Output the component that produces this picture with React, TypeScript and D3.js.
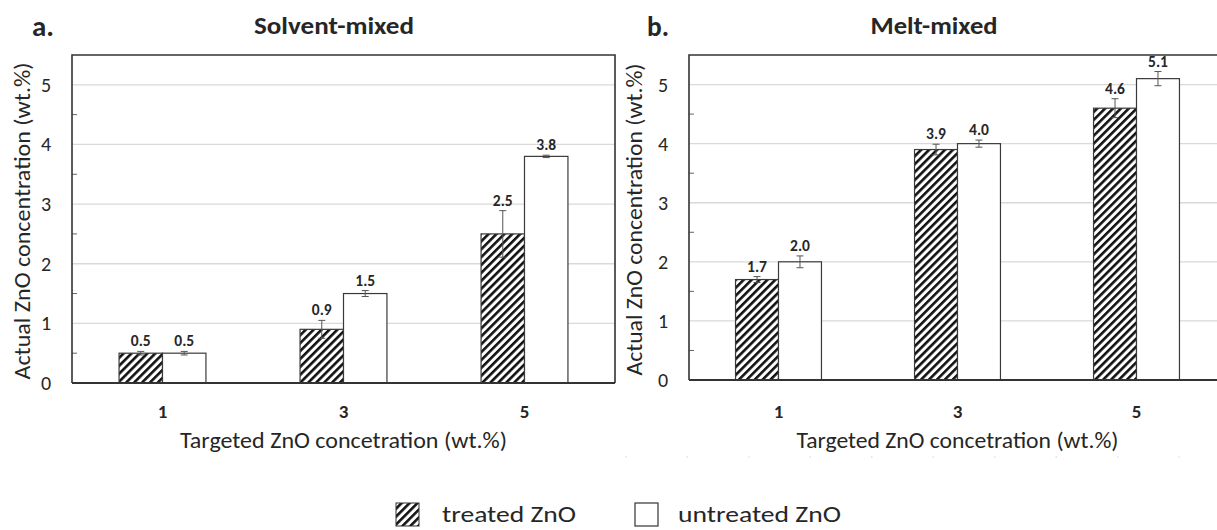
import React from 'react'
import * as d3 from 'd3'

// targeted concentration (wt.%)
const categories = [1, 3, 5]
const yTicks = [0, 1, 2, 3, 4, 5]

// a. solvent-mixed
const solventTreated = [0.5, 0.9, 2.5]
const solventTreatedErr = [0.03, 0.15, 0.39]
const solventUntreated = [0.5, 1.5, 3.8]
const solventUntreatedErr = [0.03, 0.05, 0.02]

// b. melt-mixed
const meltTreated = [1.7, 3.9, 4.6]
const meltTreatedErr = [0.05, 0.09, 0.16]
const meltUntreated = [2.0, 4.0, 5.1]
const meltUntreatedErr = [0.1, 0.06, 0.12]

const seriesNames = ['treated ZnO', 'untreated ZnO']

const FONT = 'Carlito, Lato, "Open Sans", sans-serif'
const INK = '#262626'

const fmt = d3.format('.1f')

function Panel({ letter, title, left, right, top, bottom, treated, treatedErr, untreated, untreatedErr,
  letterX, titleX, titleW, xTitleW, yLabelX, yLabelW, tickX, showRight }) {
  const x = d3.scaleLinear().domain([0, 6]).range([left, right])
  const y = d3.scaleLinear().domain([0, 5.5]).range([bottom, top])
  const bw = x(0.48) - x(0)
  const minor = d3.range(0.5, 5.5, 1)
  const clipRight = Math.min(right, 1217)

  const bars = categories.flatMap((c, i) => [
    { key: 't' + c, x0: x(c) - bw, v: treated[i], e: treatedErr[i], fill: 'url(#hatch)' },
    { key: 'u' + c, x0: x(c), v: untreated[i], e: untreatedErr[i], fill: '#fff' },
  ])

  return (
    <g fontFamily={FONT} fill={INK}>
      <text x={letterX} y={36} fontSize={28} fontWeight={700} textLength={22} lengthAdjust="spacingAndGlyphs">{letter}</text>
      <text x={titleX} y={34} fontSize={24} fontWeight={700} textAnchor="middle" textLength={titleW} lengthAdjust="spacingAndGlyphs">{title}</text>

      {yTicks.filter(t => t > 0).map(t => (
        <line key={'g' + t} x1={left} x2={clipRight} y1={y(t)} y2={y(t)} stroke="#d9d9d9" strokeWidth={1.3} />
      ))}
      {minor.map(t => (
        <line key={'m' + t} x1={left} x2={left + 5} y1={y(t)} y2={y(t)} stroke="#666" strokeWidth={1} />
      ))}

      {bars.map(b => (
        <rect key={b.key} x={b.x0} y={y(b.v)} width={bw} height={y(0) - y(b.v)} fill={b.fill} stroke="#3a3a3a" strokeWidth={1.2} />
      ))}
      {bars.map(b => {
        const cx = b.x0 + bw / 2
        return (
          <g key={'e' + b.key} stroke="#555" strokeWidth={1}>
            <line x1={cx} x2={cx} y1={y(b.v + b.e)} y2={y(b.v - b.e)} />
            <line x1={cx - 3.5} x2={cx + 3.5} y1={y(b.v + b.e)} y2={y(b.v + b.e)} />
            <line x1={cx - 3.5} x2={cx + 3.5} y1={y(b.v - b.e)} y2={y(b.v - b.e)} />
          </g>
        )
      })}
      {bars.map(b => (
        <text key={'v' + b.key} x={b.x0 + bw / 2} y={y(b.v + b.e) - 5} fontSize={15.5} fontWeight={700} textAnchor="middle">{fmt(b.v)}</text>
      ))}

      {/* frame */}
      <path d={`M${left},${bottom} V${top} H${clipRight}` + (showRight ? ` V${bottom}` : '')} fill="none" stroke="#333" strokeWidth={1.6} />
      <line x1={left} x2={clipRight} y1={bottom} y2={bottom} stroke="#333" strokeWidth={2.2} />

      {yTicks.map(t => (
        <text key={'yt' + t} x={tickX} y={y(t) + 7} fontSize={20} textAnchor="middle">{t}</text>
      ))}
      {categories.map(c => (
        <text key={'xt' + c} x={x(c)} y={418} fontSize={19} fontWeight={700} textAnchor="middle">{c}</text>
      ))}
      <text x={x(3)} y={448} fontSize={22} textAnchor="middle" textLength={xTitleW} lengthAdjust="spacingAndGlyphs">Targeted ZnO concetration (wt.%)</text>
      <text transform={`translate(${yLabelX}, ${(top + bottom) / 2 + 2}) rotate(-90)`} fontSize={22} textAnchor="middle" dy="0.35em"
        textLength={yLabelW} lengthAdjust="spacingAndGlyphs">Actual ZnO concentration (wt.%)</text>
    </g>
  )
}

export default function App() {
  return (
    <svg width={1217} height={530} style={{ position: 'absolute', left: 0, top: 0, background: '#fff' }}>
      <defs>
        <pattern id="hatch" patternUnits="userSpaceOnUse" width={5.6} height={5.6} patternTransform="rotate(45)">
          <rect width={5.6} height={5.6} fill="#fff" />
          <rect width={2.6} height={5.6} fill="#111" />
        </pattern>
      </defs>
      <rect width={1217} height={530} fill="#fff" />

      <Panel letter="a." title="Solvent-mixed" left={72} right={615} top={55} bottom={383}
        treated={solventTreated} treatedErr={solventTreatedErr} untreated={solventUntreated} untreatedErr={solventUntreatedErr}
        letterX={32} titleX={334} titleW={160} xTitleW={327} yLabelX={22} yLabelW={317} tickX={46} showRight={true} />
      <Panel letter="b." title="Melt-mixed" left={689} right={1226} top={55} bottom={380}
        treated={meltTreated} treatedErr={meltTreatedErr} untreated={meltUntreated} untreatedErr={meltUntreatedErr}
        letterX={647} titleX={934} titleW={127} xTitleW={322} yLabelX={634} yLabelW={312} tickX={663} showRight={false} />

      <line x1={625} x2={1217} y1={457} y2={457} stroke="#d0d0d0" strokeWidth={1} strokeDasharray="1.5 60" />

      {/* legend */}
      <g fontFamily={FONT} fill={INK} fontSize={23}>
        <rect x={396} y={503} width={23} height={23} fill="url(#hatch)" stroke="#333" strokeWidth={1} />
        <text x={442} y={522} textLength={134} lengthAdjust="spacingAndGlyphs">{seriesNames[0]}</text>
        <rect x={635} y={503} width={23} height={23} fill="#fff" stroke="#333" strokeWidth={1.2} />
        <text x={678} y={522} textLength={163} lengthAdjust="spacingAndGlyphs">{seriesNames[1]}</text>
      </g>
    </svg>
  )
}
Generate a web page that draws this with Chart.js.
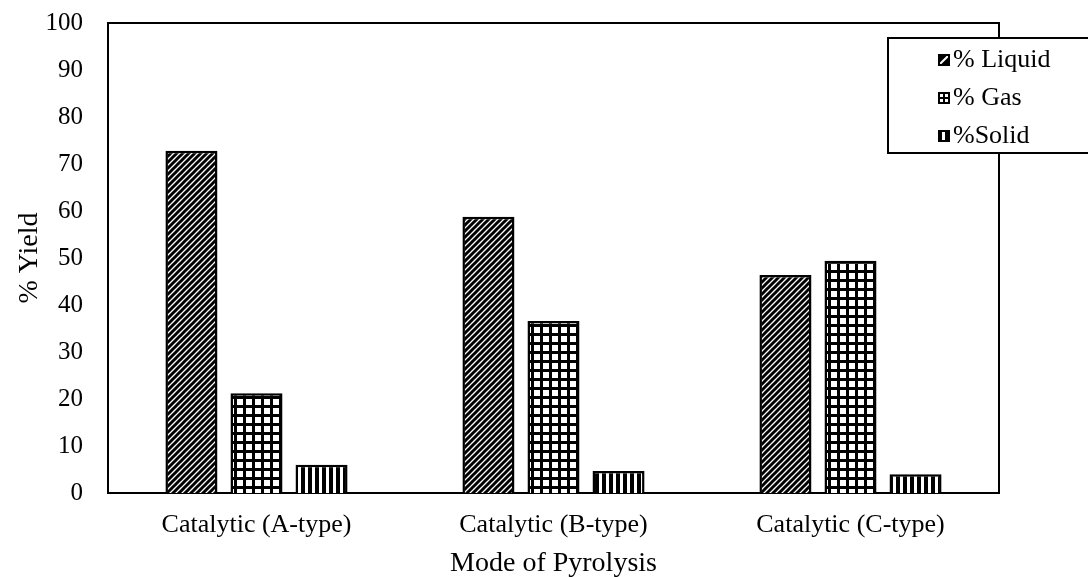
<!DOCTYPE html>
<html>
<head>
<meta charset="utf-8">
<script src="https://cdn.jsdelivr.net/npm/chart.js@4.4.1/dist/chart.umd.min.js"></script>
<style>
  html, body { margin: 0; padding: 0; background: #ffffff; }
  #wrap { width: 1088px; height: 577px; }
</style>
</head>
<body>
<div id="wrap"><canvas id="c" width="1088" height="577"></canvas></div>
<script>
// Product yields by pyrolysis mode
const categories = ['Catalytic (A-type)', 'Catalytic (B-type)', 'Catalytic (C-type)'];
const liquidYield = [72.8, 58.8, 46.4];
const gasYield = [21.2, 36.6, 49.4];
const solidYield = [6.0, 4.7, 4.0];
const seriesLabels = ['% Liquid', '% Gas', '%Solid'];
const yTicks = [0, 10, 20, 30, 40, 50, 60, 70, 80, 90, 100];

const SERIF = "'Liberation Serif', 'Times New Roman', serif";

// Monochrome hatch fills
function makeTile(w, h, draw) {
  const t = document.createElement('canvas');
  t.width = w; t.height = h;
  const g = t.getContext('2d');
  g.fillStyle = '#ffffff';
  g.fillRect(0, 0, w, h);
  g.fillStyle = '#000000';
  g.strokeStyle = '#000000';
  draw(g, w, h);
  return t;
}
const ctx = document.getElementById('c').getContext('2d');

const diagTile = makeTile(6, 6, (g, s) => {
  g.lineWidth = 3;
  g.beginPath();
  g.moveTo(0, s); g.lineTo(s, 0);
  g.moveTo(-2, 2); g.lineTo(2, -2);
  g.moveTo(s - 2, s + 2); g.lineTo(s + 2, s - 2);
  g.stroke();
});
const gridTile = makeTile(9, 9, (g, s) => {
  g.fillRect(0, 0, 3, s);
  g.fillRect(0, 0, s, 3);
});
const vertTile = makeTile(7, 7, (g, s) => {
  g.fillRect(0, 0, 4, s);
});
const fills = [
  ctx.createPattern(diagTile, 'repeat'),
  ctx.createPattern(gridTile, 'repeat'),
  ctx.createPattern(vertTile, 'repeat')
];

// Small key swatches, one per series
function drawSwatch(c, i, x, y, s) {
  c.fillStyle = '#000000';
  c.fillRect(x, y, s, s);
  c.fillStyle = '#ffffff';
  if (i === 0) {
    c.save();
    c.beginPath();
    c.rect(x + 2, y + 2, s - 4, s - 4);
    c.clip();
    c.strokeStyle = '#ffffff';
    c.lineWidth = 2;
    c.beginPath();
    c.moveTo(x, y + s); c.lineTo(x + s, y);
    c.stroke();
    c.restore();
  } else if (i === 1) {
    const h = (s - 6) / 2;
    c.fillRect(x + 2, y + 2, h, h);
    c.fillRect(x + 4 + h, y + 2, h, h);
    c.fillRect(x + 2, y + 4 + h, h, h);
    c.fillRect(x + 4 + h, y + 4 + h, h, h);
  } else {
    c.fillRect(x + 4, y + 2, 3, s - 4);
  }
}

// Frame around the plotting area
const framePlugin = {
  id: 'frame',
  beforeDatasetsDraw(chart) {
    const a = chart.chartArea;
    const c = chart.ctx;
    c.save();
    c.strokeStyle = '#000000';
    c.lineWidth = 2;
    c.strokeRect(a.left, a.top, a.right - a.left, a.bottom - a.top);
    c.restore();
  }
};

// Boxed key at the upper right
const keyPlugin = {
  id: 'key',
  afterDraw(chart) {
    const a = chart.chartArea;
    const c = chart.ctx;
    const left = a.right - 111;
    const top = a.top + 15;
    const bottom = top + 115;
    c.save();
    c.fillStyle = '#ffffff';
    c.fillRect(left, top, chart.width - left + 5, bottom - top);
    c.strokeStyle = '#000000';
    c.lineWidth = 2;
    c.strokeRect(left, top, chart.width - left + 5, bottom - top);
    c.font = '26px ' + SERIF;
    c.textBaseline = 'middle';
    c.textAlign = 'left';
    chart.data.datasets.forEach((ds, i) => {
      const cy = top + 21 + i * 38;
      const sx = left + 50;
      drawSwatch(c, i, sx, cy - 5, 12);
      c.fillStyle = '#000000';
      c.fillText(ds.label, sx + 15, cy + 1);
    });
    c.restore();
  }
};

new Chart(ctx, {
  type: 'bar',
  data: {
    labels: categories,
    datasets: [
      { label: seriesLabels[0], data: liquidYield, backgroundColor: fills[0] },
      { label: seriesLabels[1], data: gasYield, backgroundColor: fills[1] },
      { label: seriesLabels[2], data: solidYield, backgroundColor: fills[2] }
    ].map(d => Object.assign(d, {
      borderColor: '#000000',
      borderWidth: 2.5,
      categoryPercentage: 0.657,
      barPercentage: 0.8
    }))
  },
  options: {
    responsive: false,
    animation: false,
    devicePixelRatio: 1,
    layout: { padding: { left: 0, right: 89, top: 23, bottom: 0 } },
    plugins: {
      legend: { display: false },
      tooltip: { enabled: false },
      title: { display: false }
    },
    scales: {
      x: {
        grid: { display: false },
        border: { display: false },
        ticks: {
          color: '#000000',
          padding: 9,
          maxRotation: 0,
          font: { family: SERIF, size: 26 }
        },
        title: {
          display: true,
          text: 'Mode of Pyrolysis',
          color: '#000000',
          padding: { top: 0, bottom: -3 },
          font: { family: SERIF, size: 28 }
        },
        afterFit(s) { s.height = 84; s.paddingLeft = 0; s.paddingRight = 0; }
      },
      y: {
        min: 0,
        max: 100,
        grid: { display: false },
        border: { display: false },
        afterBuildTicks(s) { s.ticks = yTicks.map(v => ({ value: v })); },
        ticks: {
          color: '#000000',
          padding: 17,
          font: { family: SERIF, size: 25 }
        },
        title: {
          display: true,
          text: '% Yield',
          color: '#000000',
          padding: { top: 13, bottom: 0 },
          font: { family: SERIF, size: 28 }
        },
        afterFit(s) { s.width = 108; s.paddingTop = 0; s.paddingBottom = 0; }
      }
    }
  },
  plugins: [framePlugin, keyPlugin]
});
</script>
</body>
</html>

###

**WHAT TO DO**
Set down again, exactly, the lines of the material above from its first line to the one with "const solventUntreatedErr = [0.03, 0.05, 0.02]", inclusive. Leave the pictures out.

**PROBLEM SOLUTION**
Output the component that produces this picture with React, TypeScript and D3.js.
import React from 'react'
import * as d3 from 'd3'

// targeted concentration (wt.%)
const categories = [1, 3, 5]
const yTicks = [0, 1, 2, 3, 4, 5]

// a. solvent-mixed
const solventTreated = [0.5, 0.9, 2.5]
const solventTreatedErr = [0.03, 0.15, 0.39]
const solventUntreated = [0.5, 1.5, 3.8]
const solventUntreatedErr = [0.03, 0.05, 0.02]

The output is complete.